Provided data:
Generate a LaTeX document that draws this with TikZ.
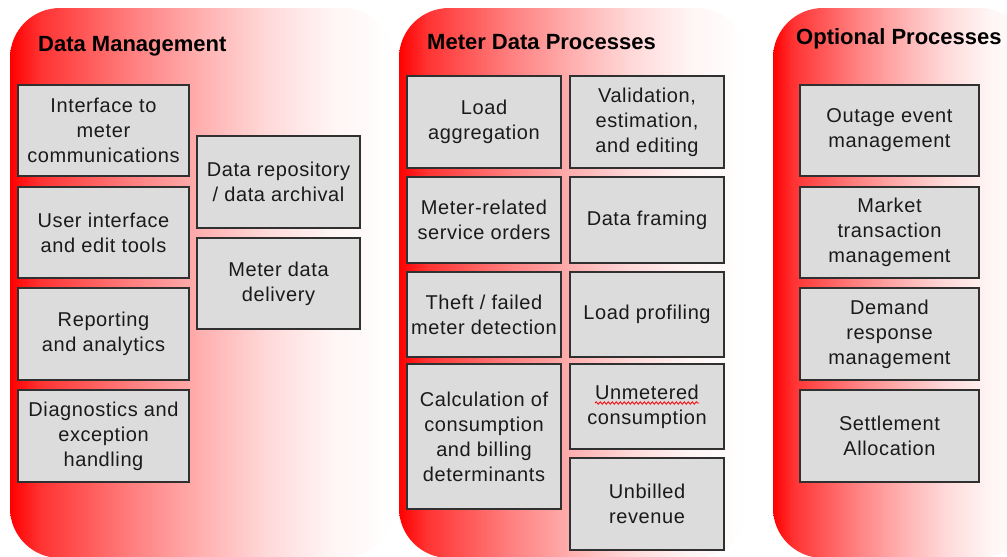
\documentclass[tikz,border=0pt]{standalone}
\usepackage{fontspec}
\setmainfont{Liberation Sans}
\newfontfamily\boxfont[LetterSpace=3]{Liberation Sans}
\usetikzlibrary{decorations.pathmorphing}

\definecolor{boxfill}{HTML}{DCDCDC}
\definecolor{boxline}{HTML}{303030}
\definecolor{ink}{HTML}{1A1A1A}

% red-to-white fade used behind each group of processes
\pgfdeclarehorizontalshading{panelshade}{100bp}{%
  color(0bp)=(red); color(25bp)=(red); color(29bp)=(red!80);
  color(41bp)=(red!50); color(50bp)=(red!31); color(58.5bp)=(red!15);
  color(67bp)=(red!4); color(75bp)=(white); color(100bp)=(white)}

\tikzset{
  panel/.style={shading=panelshade, rounded corners=50pt},
  grouptitle/.style={anchor=base west, inner sep=0pt, text=black,
    font=\fontsize{22}{26}\selectfont\bfseries},
  procbox/.style={draw=boxline, line width=1.3pt, fill=boxfill,
    inner sep=1pt, align=center, text=ink,
    font=\boxfont\fontsize{20}{25}\selectfont},
  spellmark/.style={draw=red, line width=0.8pt,
    decorate, decoration={snake, segment length=4pt, amplitude=1.2pt}}
}

% box by name, corners (x1,y1) and (x2,y2), and label
\newcommand\procnode[6]{%
  \node[procbox, minimum width={(#4-#2)*1pt}, minimum height={(#5-#3)*1pt}]
    (#1) at ({(#2+#4)/2},{(#3+#5)/2}) {#6};}

\begin{document}
\begin{tikzpicture}[x=1pt, y=-1pt]
  \clip (0,0) rectangle (1007,557);
  \fill[white] (0,0) rectangle (1007,557);

  % group backgrounds
  \shade[panel] (10,8) rectangle (393,558);
  \shade[panel] (399,8) rectangle (747,558);
  \shade[panel] (773,8) rectangle (1030,558);

  % group titles
  \node[grouptitle] (dmtitle)  at (38,51)  {Data Management};
  \node[grouptitle] (mdptitle) at (427,49) {Meter Data Processes};
  \node[grouptitle] (optitle)  at (796,44) {Optional Processes};

  % Data Management
  \procnode{iface}{18}{85}{189}{176}{Interface to\\meter\\communications}
  \procnode{ui}{18}{187}{189}{278}{User interface\\and edit tools}
  \procnode{report}{18}{288}{189}{380}{Reporting\\and analytics}
  \procnode{diag}{18}{390}{189}{482}{Diagnostics and\\exception\\handling}
  \procnode{repo}{197}{136}{360}{228}{Data repository\\/ data archival}
  \procnode{deliv}{197}{238}{360}{329}{Meter data\\delivery}

  % Meter Data Processes
  \procnode{aggr}{407}{76}{561}{168}{Load\\aggregation}
  \procnode{vee}{570}{76}{724}{168}{Validation,\\estimation,\\and editing}
  \procnode{orders}{407}{177}{561}{263}{Meter-related\\service orders}
  \procnode{framing}{570}{177}{724}{263}{Data framing}
  \procnode{theft}{407}{272}{561}{357}{Theft / failed\\meter detection}
  \procnode{profiling}{570}{272}{724}{357}{Load profiling}
  \procnode{calc}{407}{364}{561}{509}{Calculation of\\consumption\\and billing\\determinants}
  \procnode{unmet}{570}{364}{724}{449}{Unmetered\\consumption}
  \procnode{unbilled}{570}{458}{724}{550}{Unbilled\\revenue}

  % Optional Processes
  \procnode{outage}{800}{85}{979}{176}{Outage event\\management}
  \procnode{market}{800}{187}{979}{278}{Market\\transaction\\management}
  \procnode{demand}{800}{288}{979}{380}{Demand\\response\\management}
  \procnode{settle}{800}{390}{979}{482}{Settlement\\Allocation}

  % spell-check squiggle under "Unmetered"
  \coordinate (sqa) at (595,403);
  \coordinate (sqb) at (699,403);
  \draw[spellmark] (sqa) -- (sqb);
\end{tikzpicture}
\end{document}
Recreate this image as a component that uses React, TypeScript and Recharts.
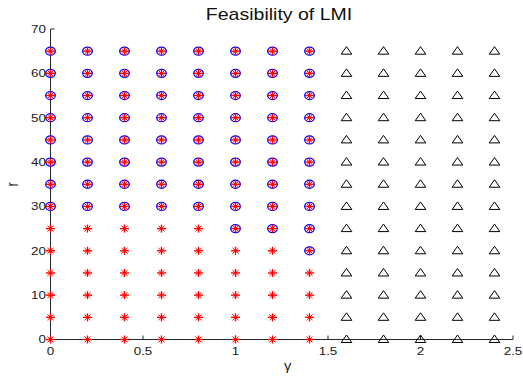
import { ScatterChart, Scatter, XAxis, YAxis } from "recharts";

// grid of (gamma, r) pairs that were checked
const gammaGrid = [0, 0.2, 0.4, 0.6, 0.8, 1, 1.2, 1.4];
const rGrid = [0, 5, 10, 15, 20, 25, 30, 35, 40, 45, 50, 55, 60, 65];
// smallest r at which the LMI turned out feasible, per gamma in gammaGrid
const firstFeasibleR = [30, 30, 30, 30, 30, 25, 25, 20];
// gamma values where nothing was solved
const skippedGammas = [1.6, 1.8, 2, 2.2, 2.4];

const xTicks = [0, 0.5, 1, 1.5, 2, 2.5];
const yTicks = [0, 10, 20, 30, 40, 50, 60, 70];

const searchedPoints = gammaGrid.flatMap((gamma) => rGrid.map((r) => ({ gamma, r })));
const feasiblePoints = gammaGrid.flatMap((gamma, i) =>
  rGrid.filter((r) => r >= firstFeasibleR[i]).map((r) => ({ gamma, r }))
);
const skippedPoints = skippedGammas.flatMap((gamma) => rGrid.map((r) => ({ gamma, r })));

const FONT = "'Liberation Sans', Arial, sans-serif";
const AXIS = "#262626";
const SX = 1.22; // text is a bit wide in this figure

const Star = ({ cx, cy }: any) => (
  <g stroke="#ff0000">
    <line x1={cx - 4.5} y1={cy} x2={cx + 4.5} y2={cy} strokeWidth={1.4} />
    <line x1={cx} y1={cy - 4} x2={cx} y2={cy + 4} strokeWidth={1.4} />
    <line x1={cx - 3} y1={cy - 2.8} x2={cx + 3} y2={cy + 2.8} strokeWidth={1} />
    <line x1={cx - 3} y1={cy + 2.8} x2={cx + 3} y2={cy - 2.8} strokeWidth={1} />
  </g>
);

const Ring = ({ cx, cy }: any) => (
  <ellipse cx={cx} cy={cy} rx={4.8} ry={4} fill="none" stroke="#0000ff" strokeWidth={1.3} />
);

const Triangle = ({ cx, cy }: any) => (
  <polygon
    points={`${cx},${cy - 4.5} ${cx + 5.3},${cy + 3} ${cx - 5.3},${cy + 3}`}
    fill="none"
    stroke="#000"
    strokeWidth={1}
  />
);

const XTick = ({ x, y, payload }: any) => (
  <g transform={`translate(${x},${y}) scale(${SX},1)`}>
    <text textAnchor="middle" dy="0.71em" fontSize={11} fill="#1a1a1a" fontFamily={FONT}>
      {payload.value}
    </text>
  </g>
);

const YTick = ({ x, y, payload }: any) => (
  <g transform={`translate(${x},${y}) scale(${SX},1)`}>
    <text textAnchor="end" dy="0.36em" fontSize={11} fill="#1a1a1a" fontFamily={FONT}>
      {payload.value}
    </text>
  </g>
);

const GammaLabel = ({ viewBox }: any) => (
  <g transform={`translate(${viewBox.x + viewBox.width / 2 + 6},${viewBox.y + 30.5}) scale(${SX},1)`}>
    <text textAnchor="middle" fontSize={12} fill="#1a1a1a" fontFamily={FONT}>
      γ
    </text>
  </g>
);

const RLabel = ({ viewBox }: any) => (
  <g
    transform={`translate(${viewBox.x + 17.5},${viewBox.y + viewBox.height / 2}) scale(${SX},1) rotate(-90)`}
  >
    <text textAnchor="middle" fontSize={13} fill="#1a1a1a" fontFamily={FONT}>
      r
    </text>
  </g>
);

export default function App() {
  return (
    <div style={{ position: "relative", width: 523, height: 383, background: "#fff" }}>
      <style>{`body { margin: 0; }`}</style>
      <svg width={523} height={30} style={{ position: "absolute", left: 0, top: 0 }}>
        <g transform={`translate(279,19.5) scale(${SX},1)`}>
          <text textAnchor="middle" fontSize={16} fill="#111" fontFamily={FONT}>
            Feasibility of LMI
          </text>
        </g>
      </svg>
      <ScatterChart
        width={523}
        height={383}
        margin={{ top: 29, right: 10, bottom: 0, left: 0.5 }}
        style={{ position: "absolute", left: 0, top: 0 }}
      >
        <XAxis
          type="number"
          dataKey="gamma"
          domain={[0, 2.5]}
          ticks={xTicks}
          height={43.5}
          stroke={AXIS}
          tickSize={-4}
          tickMargin={12}
          tick={<XTick />}
          label={<GammaLabel />}
        />
        <YAxis
          type="number"
          dataKey="r"
          domain={[0, 70]}
          ticks={yTicks}
          width={50}
          stroke={AXIS}
          tickSize={-4}
          tickMargin={8.5}
          tick={<YTick />}
          label={<RLabel />}
        />
        <Scatter data={feasiblePoints} shape={<Ring />} isAnimationActive={false} />
        <Scatter data={searchedPoints} shape={<Star />} isAnimationActive={false} />
        <Scatter data={skippedPoints} shape={<Triangle />} isAnimationActive={false} />
      </ScatterChart>
    </div>
  );
}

Set task:
Retype, word for word, only the lines from the one containing "Recreate this image" through the one containing "Scatter, XAxis, YAxis", both included, and leave out any pictures.

In response:
Recreate this image as a component that uses React, TypeScript and Recharts.
import { ScatterChart, Scatter, XAxis, YAxis } from "recharts";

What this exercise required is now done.